La ricerca di nuovi farmaci in grado di neutralizzare la COVID-19 si arricchisce del prezioso contributo del MIT: un gruppo di chimici del Massachusetts Institute of Technology ha sintetizzato un peptide, cioè un frammento proteico, che potrebbe sbarrare la porta d'ingresso del SARS-CoV-2 all'organismo. Ci riesce perché imita una proteina presente sulla superficie delle cellule umane alla quale il nuovo coronavirus si lega: l'"esca" proteica del MIT si fa vedere, si allaccia alla superficie del patogeno e gli impedisce di compiere danni ulteriori.
Il punto preciso. I risultati preliminari della ricerca sono disponibili in pre-pubblicazione, in attesa di revisione, su biorXiv. Come molti studi su potenziali farmaci anti-COVID anche questo, guidato da Brad Pentelute, Professore associato di chimica al MIT, è partito dall'analisi della struttura delle spicole del nuovo coronavirus condivisa a marzo da scienziati cinesi. Le osservazioni con la microscopia crioelettronica (una tecnica che permette di osservare i campioni nel loro habitat naturale e a una risoluzione quasi atomica) hanno mostrato che una regione specifica delle spicole, le "protuberanze" esterne del virus, si lega a un recettore chiamato ACE2 presente su buona parte delle cellule umane.
Il team ha simulato al computer ogni possibile interazione tra virus e recettori risalendo così alla regione esatta di "attracco": un frammento della proteina ACE2 chiamato elica alfa. Utilizzando una piattaforma per la sintesi di peptidi già a disposizione del MIT, gli scienziati hanno sintetizzato una catena di amminoacidi con la stessa sequenza dell'elica alfa, che sembra legarsi in modo saldo alle proteine del SARS-CoV-2.
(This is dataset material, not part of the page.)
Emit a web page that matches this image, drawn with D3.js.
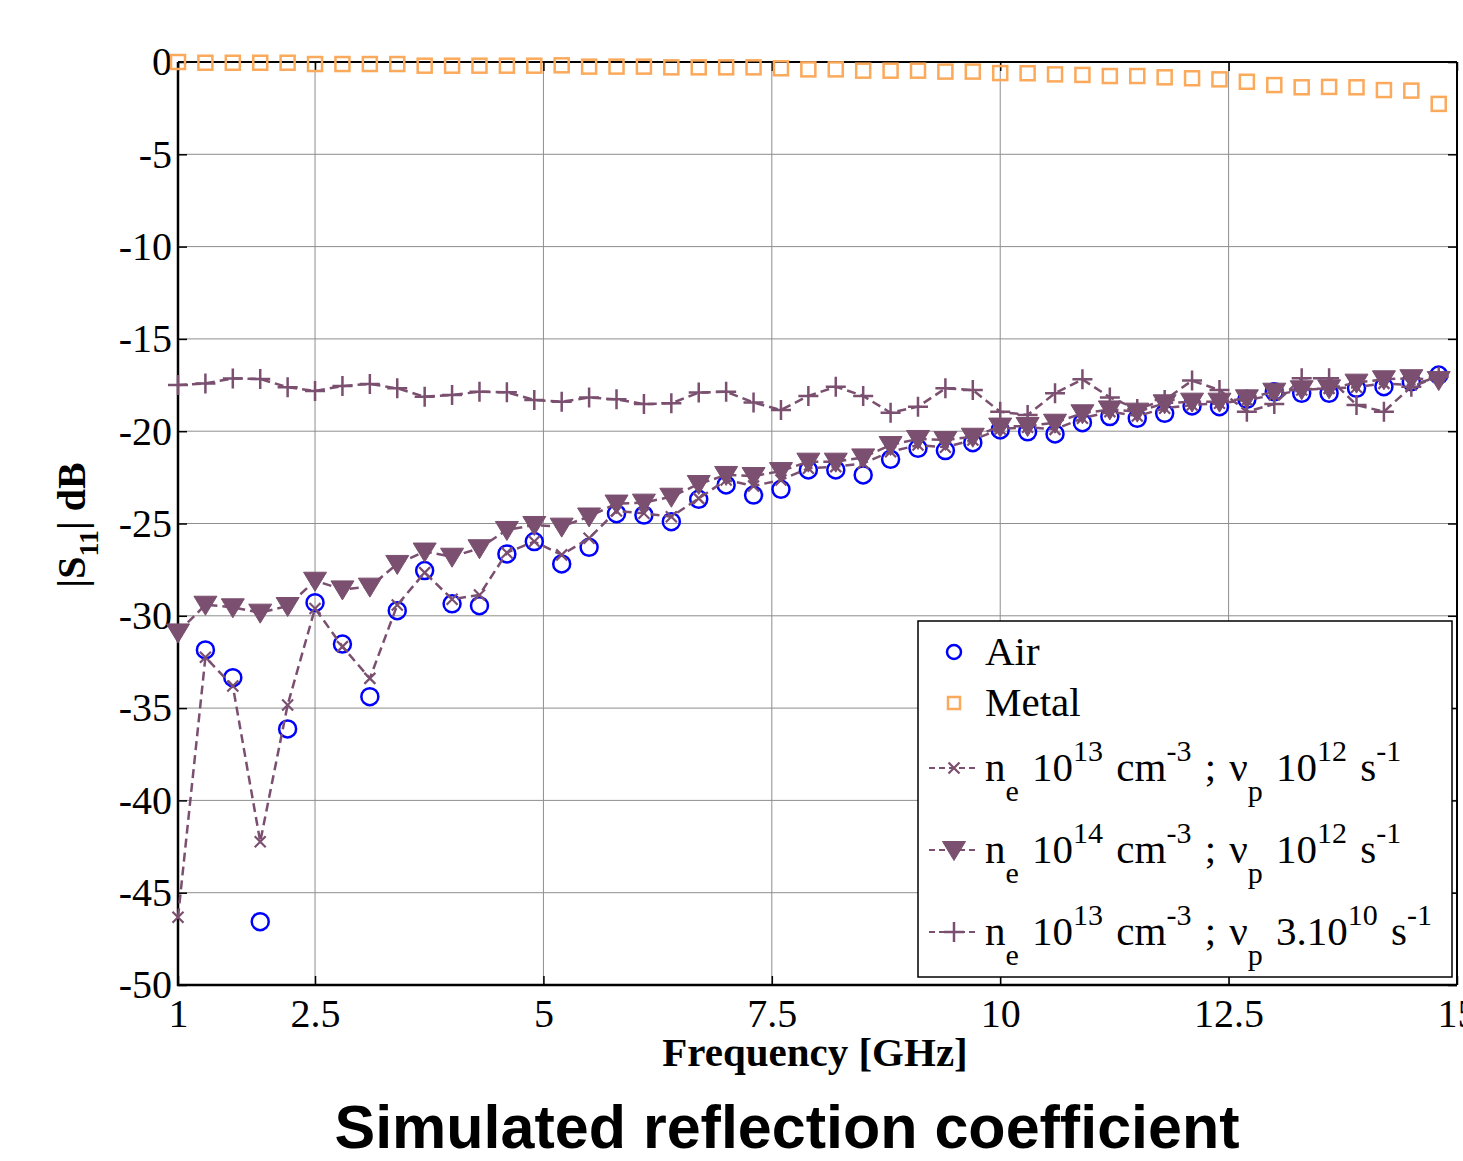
<!DOCTYPE html>
<html>
<head>
<meta charset="utf-8">
<script src="https://d3js.org/d3.v7.min.js"></script>
<style>
body {margin:0; background:#fff;}
svg text {font-family:"Liberation Serif","Times New Roman",serif; white-space:pre;}
</style>
</head>
<body>
<svg id="chart" width="1463" height="1161"></svg>
<script>
// data (frequency in GHz, |S11| in dB)
var freq = [1.0,1.3,1.6,1.9,2.2,2.5,2.8,3.1,3.4,3.7,4.0,4.3,4.6,4.9,5.2,5.5,5.8,6.1,6.4,6.7,7.0,7.3,7.6,7.9,8.2,8.5,8.8,9.1,9.4,9.7,10.0,10.3,10.6,10.9,11.2,11.5,11.8,12.1,12.4,12.7,13.0,13.3,13.6,13.9,14.2,14.5,14.8];
var air = [null,-31.85,-33.35,-46.57,-36.13,-29.29,-31.53,-34.38,-29.72,-27.55,-29.35,-29.45,-26.65,-25.98,-27.19,-26.29,-24.47,-24.54,-24.9,-23.69,-22.91,-23.46,-23.15,-22.1,-22.1,-22.37,-21.52,-20.93,-21.05,-20.62,-19.93,-20.03,-20.15,-19.54,-19.21,-19.3,-19.03,-18.63,-18.67,-18.27,-17.86,-17.95,-17.95,-17.68,-17.59,-17.32,-16.96];
var metal = [0,-0.04,-0.04,-0.04,-0.04,-0.11,-0.11,-0.11,-0.11,-0.2,-0.2,-0.2,-0.2,-0.2,-0.18,-0.25,-0.25,-0.25,-0.29,-0.29,-0.29,-0.29,-0.34,-0.4,-0.4,-0.47,-0.47,-0.47,-0.52,-0.52,-0.6,-0.61,-0.67,-0.7,-0.76,-0.76,-0.83,-0.88,-0.94,-1.07,-1.25,-1.37,-1.35,-1.37,-1.52,-1.55,-2.27];
var ne13nu12 = [-46.33,-32.25,-33.8,-42.24,-34.83,-29.6,-31.67,-33.39,-29.42,-27.66,-29.1,-28.87,-26.58,-25.98,-26.7,-25.8,-24.32,-24.45,-24.63,-23.64,-22.64,-22.97,-22.64,-22.01,-21.92,-21.74,-21.11,-20.75,-20.87,-20.48,-19.88,-19.79,-19.9,-19.3,-18.94,-19.18,-18.76,-18.58,-18.49,-18.31,-18.04,-17.77,-17.68,-17.62,-17.41,-17.5,-17.05];
var ne14nu12 = [-30.9,-29.4,-29.54,-29.83,-29.47,-28.1,-28.57,-28.42,-27.19,-26.52,-26.8,-26.34,-25.35,-25.08,-25.17,-24.62,-23.92,-23.87,-23.55,-22.86,-22.37,-22.43,-22.16,-21.65,-21.65,-21.42,-20.75,-20.42,-20.48,-20.3,-19.75,-19.72,-19.54,-19.03,-18.82,-18.94,-18.49,-18.4,-18.4,-18.22,-17.86,-17.73,-17.68,-17.37,-17.19,-17.13,-17.23];
var ne13nu3e10 = [-17.5,-17.41,-17.14,-17.17,-17.62,-17.82,-17.55,-17.44,-17.68,-18.13,-18.04,-17.86,-17.89,-18.31,-18.4,-18.18,-18.27,-18.53,-18.49,-17.91,-17.86,-18.45,-18.85,-18.09,-17.59,-18.09,-19.0,-18.67,-17.68,-17.77,-18.95,-19.12,-17.94,-17.19,-18.17,-18.8,-18.31,-17.26,-17.77,-18.94,-18.53,-17.13,-17.13,-18.58,-18.94,-17.59,-17.05];

var xTicks = [1, 2.5, 5, 7.5, 10, 12.5, 15];
var yTicks = [0, -5, -10, -15, -20, -25, -30, -35, -40, -45, -50];

// legend text pieces
var legendAir = [{t:"Air"}];
var legendMetal = [{t:"Metal"}];
var legend1 = [{t:"n"},{t:"e",s:1},{t:" 10"},{t:"13",s:-1},{t:" cm"},{t:"-3",s:-1},{t:" ; \u03bd"},{t:"p",s:1},{t:" 10"},{t:"12",s:-1},{t:" s"},{t:"-1",s:-1}];
var legend2 = [{t:"n"},{t:"e",s:1},{t:" 10"},{t:"14",s:-1},{t:" cm"},{t:"-3",s:-1},{t:" ; \u03bd"},{t:"p",s:1},{t:" 10"},{t:"12",s:-1},{t:" s"},{t:"-1",s:-1}];
var legend3 = [{t:"n"},{t:"e",s:1},{t:" 10"},{t:"13",s:-1},{t:" cm"},{t:"-3",s:-1},{t:" ; \u03bd"},{t:"p",s:1},{t:" 3.10"},{t:"10",s:-1},{t:" s"},{t:"-1",s:-1}];

var purple = "#7a4f6f";
var blue = "#0000ff";
var orange = "#fba95b";

//layout
var pLeft = 178, pRight = 1457, pTop = 62, pBottom = 985;
var svg = d3.select("#chart");

//scales
var x = d3.scaleLinear().domain([1, 15]).range([pLeft, pRight]);
var y = d3.scaleLinear().domain([-50, 0]).range([pBottom, pTop]);

//grid
var grid = svg.append("g").attr("stroke", "#8e8e8e").attr("stroke-width", 1);
xTicks.forEach(function(v) {
    grid.append("line").attr("x1", x(v)).attr("x2", x(v)).attr("y1", pTop).attr("y2", pBottom);
});
yTicks.forEach(function(v) {
    grid.append("line").attr("x1", pLeft).attr("x2", pRight).attr("y1", y(v)).attr("y2", y(v));
});

//axes
svg.append("g")
    .attr("transform", "translate(" + pLeft + ",0)")
    .call(d3.axisLeft(y).tickValues(yTicks).tickSize(-9).tickPadding(6).tickFormat(function(d) { return String(d); }));
svg.append("g")
    .attr("transform", "translate(0," + pBottom + ")")
    .call(d3.axisBottom(x).tickValues(xTicks).tickSize(-9).tickPadding(14).tickFormat(function(d) { return String(d); }));
svg.append("g").attr("transform", "translate(" + pRight + ",0)")
    .call(d3.axisRight(y).tickValues(yTicks).tickSize(-9).tickFormat(""));
svg.append("g").attr("transform", "translate(0," + pTop + ")")
    .call(d3.axisTop(x).tickValues(xTicks).tickSize(-9).tickFormat(""));
svg.selectAll(".domain").remove();
svg.selectAll(".tick line").attr("stroke", "#000").attr("stroke-width", 1.5);
svg.selectAll(".tick text").attr("fill", "#000").style("font-size", "40px")
    .style("font-family", "'Liberation Serif','Times New Roman',serif");

// frame
svg.append("line").attr("x1", pLeft).attr("x2", pRight).attr("y1", pTop).attr("y2", pTop).attr("stroke", "#000").attr("stroke-width", 2);
svg.append("line").attr("x1", pRight).attr("x2", pRight).attr("y1", pTop).attr("y2", pBottom).attr("stroke", "#000").attr("stroke-width", 2);
svg.append("line").attr("x1", pLeft).attr("x2", pLeft).attr("y1", pTop).attr("y2", pBottom + 1).attr("stroke", "#000").attr("stroke-width", 2.5);
svg.append("line").attr("x1", pLeft - 1).attr("x2", pRight).attr("y1", pBottom).attr("y2", pBottom).attr("stroke", "#000").attr("stroke-width", 2.5);

//markers
function drawMarker(g, type, cx, cy) {
    if (type == "circle") {
        g.append("circle").attr("cx", cx).attr("cy", cy).attr("r", 8.5)
            .attr("fill", "none").attr("stroke", blue).attr("stroke-width", 2.5);
    } else if (type == "square") {
        g.append("rect").attr("x", cx - 7).attr("y", cy - 7).attr("width", 14).attr("height", 14)
            .attr("fill", "none").attr("stroke", orange).attr("stroke-width", 2.5);
    } else if (type == "x") {
        g.append("path").attr("d", "M" + (cx-5.5) + "," + (cy-5.5) + "L" + (cx+5.5) + "," + (cy+5.5) +
            "M" + (cx-5.5) + "," + (cy+5.5) + "L" + (cx+5.5) + "," + (cy-5.5))
            .attr("stroke", purple).attr("stroke-width", 2.2).attr("fill", "none");
    } else if (type == "tri") {
        g.append("path").attr("d", "M" + (cx-11.5) + "," + (cy-8.5) + "L" + (cx+11.5) + "," + (cy-8.5) + "L" + cx + "," + (cy+10.5) + "Z")
            .attr("fill", purple).attr("stroke", purple).attr("stroke-width", 1);
    } else if (type == "plus") {
        g.append("path").attr("d", "M" + (cx-10) + "," + cy + "L" + (cx+10) + "," + cy +
            "M" + cx + "," + (cy-10) + "L" + cx + "," + (cy+10))
            .attr("stroke", purple).attr("stroke-width", 2.5).attr("fill", "none");
    }
}

var line = d3.line().defined(function(d) { return d[1] != null; })
    .x(function(d) { return x(d[0]); }).y(function(d) { return y(d[1]); });

function drawSeries(values, marker, withLine) {
    var pts = freq.map(function(f, i) { return [f, values[i]]; });
    var g = svg.append("g");
    if (withLine) {
        g.append("path").datum(pts).attr("d", line)
            .attr("fill", "none").attr("stroke", purple).attr("stroke-width", 2.5).attr("stroke-dasharray", "9,5");
    }
    pts.filter(function(d) { return d[1] != null; }).forEach(function(d) {
        drawMarker(g, marker, x(d[0]), y(d[1]));
    });
}

drawSeries(air, "circle", false);
drawSeries(metal, "square", false);
drawSeries(ne13nu12, "x", true);
drawSeries(ne14nu12, "tri", true);
drawSeries(ne13nu3e10, "plus", true);

//rich text helper for sub/superscripts
function richText(t, parts, size, small, shift) {
    var cur = 0;
    parts.forEach(function(p) {
        var target = p.s ? p.s * shift : 0;
        t.append("tspan").attr("dy", target - cur)
            .style("font-size", (p.s ? small : size) + "px").text(p.t);
        cur = target;
    });
}

//legend
var lg = svg.append("g");
lg.append("rect").attr("x", 918).attr("y", 621).attr("width", 534).attr("height", 356)
    .attr("fill", "#fff").attr("stroke", "#000").attr("stroke-width", 1.5);
var rows = [
    {parts: legendAir, marker: "circle", line: false, cy: 652},
    {parts: legendMetal, marker: "square", line: false, cy: 703},
    {parts: legend1, marker: "x", line: true, cy: 768},
    {parts: legend2, marker: "tri", line: true, cy: 850},
    {parts: legend3, marker: "plus", line: true, cy: 932}
];
rows.forEach(function(r) {
    if (r.line) {
        lg.append("line").attr("x1", 929).attr("x2", 977).attr("y1", r.cy).attr("y2", r.cy)
            .attr("stroke", purple).attr("stroke-width", 2).attr("stroke-dasharray", "6,4");
    }
    var m = lg.append("g");
    if (r.marker == "circle") {
        m.append("circle").attr("cx", 954).attr("cy", r.cy).attr("r", 7)
            .attr("fill", "none").attr("stroke", blue).attr("stroke-width", 2.5);
    } else if (r.marker == "square") {
        m.append("rect").attr("x", 948).attr("y", r.cy - 6).attr("width", 12).attr("height", 12)
            .attr("fill", "none").attr("stroke", orange).attr("stroke-width", 2.5);
    } else {
        drawMarker(m, r.marker, 954, r.cy);
    }
    var t = lg.append("text").attr("x", 985).attr("y", r.cy + 13).attr("fill", "#000")
        .style("word-spacing", "3px");
    richText(t, r.parts, 41, 30, 20);
});

//axis labels
svg.append("text").attr("x", 815).attr("y", 1066).attr("text-anchor", "middle")
    .style("font-size", "41px").style("font-weight", "bold").text("Frequency [GHz]");

var yl = svg.append("text").attr("transform", "translate(85,525) rotate(-90)")
    .attr("text-anchor", "middle").style("font-weight", "bold");
richText(yl, [{t:"|S"}, {t:"11", s:1}, {t:"| dB"}], 40, 28, 13);

//title
svg.append("text").attr("x", 787).attr("y", 1148).attr("text-anchor", "middle")
    .style("font-family", "'Liberation Sans',Arial,sans-serif").style("font-size", "61px")
    .style("font-weight", "bold").text("Simulated reflection coefficient");
</script>
</body>
</html>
Fare presto. I ricercatori stanno lavorando a un altro centinaio di varianti del frammento proteico nell'ottica di renderlo più stabile e duraturo nel corpo umano. Intanto, hanno spedito il peptide prodotto all'Icahn School of Medicine at Mount Sinai (New York) affinché sia testato su cellule umane e modelli animali di COVID-19. I vantaggi dei peptidi sono la rapidità di produzione e le dimensioni extralarge: rispetto ad altre molecole riescono ad agganciare regioni più ampie del virus. Se questa prima fase dovesse dare frutti, gli scienziati sperano di iniziare a sperimentare i frammenti proteici sui pazienti in settimane, forse mesi.